Réponse: Good at or good in. de mulligan, postée le 23-11-2006 à 10:29:28 (S | E)
Thank you Lucile83. I was inattentive (first participation). I apologize.

Modifié par lucile83 le 23-11-2006 14:37
You're welcome

Réponse: Good at or good in. de marit64, postée le 29-11-2006 à 00:27:42 (S | E)
Hi everybody!
I saw my teacher this afternoon and he told me that he had learned it in California (US). Moreover an anglophone told me that people use "Good in English" in Canada. Who's right, who's wrong, I'm completly mixed up?
Thanks a lot each one of you for your answer.

Réponse: Good at or good in. de magmatic_rock, postée le 29-11-2006 à 01:10:09 (S | E)

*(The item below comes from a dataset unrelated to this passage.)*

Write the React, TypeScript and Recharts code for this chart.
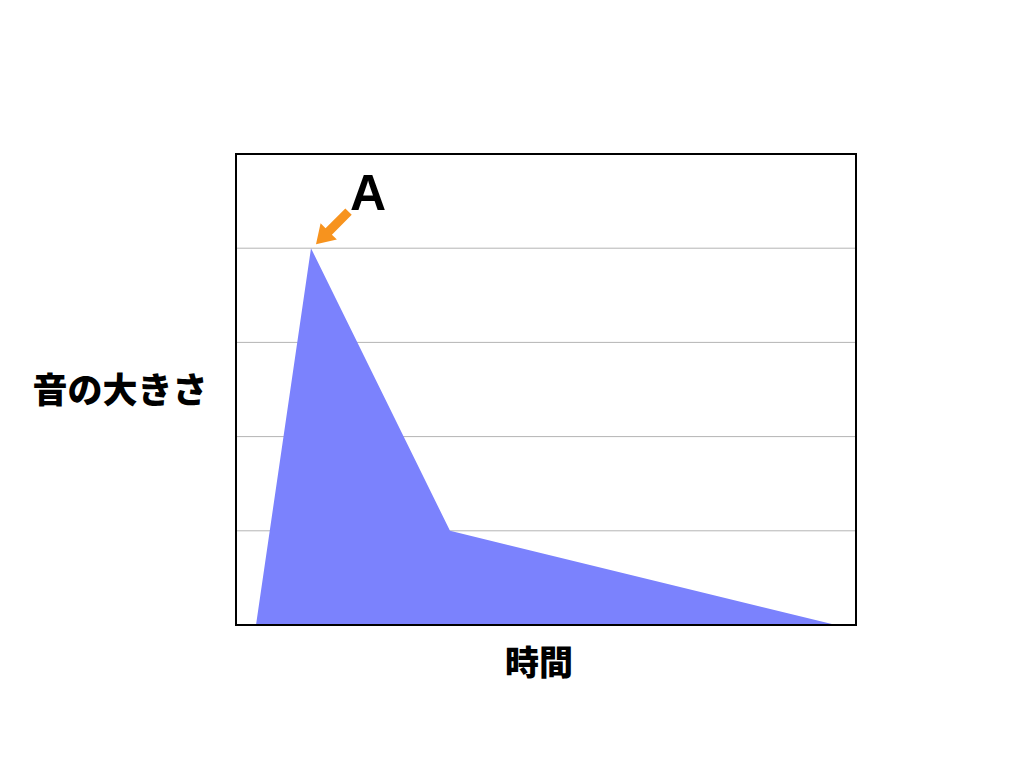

as I mentioned last week through pm, in Canada we say "at" and I asked several American people who told me the same!
Don't say "in", and even if you do, people will understand you anyway! I know a couple of foreigners here who say "I live at..." instead of "in" but everyone understands and keeps talking without being shocked! I make some mistakes too but people get me! Anyone is perfect! Even English speakers make a bunch of mistakes like we do with French!
Don't remain stuck on one little stuff like this!
Seriously, if you can express yourself clearly with a fairly good English, no one is going to notice your mistakes! And if ever they do, they'll correct you kindly so you can keep improving your skills!
And I think you are pretty good at English

Réponse: Good at or good in. de whynot95, postée le 29-11-2006 à 05:50:08 (S | E)
Hello my dear Marit.

I also asked some American people and they told me that "good in English" is incorrect.
So I agree with Magma. On this website, every day I see many French native speakers make a lot of mistakes. Sometimes even by some young English teachers!

Réponse: Good at or good in. de lucile83, postée le 29-11-2006 à 07:16:13 (S | E)
Hello marit and everybody,
Thanks marit for your information; I thought so.
Well, the quite correct and British way of saying is "at"; nevertheless people will understand you if you say "in".They may or not correct you; I will as I consider that as a mistake
See you soon

Réponse: Good at or good in. de marit64, postée le 05-12-2006 à 23:46:22 (S | E)
Hi everybody!
Thanks a lot for your comments but I really think that it depends on where we live. I met two women last week. They lived in Ontario (Canada) for almost forty years and they've never heard "Good at English". They use "Good in English". It's really strange for them to say "Good at English".
But, I know that the most important thing is to be understood.
Once again, thank you and have a nice week!

Réponse: Good at or good in. de mister, postée le 13-12-2006 à 11:01:37 (S | E)
Normally we use “at “when it’s matter of position, and “in” for space. American people see English here as field i.e. learning English; that’s why they would rather say “good in English”. But we could say to be good at English. It’s right as well. It depends on speaking English countries.
Modifié par lucile83 le 13-12-2006 11:08

Réponse: Good at or good in. de fenics, postée le 13-12-2006 à 23:14:42 (S | E)
Voilà ce que j'ai pu lire à propos de ce sujet sur le site de la BBC:

-"To be good at" est la forme standard que l'on utilise comme dans l'exemple "I'm not very good at football".
-Toutefois la forme "To be good in" est plus répendue avec des mots qui nessécite nécessitent en temps normal la préposition "in" dans d'autres constructions comme dans l'exemple suivant: "In mathematics she obtained the highest marks" => "She is good in mathematics".

-En général, les deux sont souvent interchangeables.
Modifié par bridg le 13-12-2006 23:41

Réponse: Good at or good in. de marit64, postée le 14-12-2006 à 00:17:07 (S | E)
Hi everybody!

Mister and fenics
, thanks a lot for your answers. I appreciated them.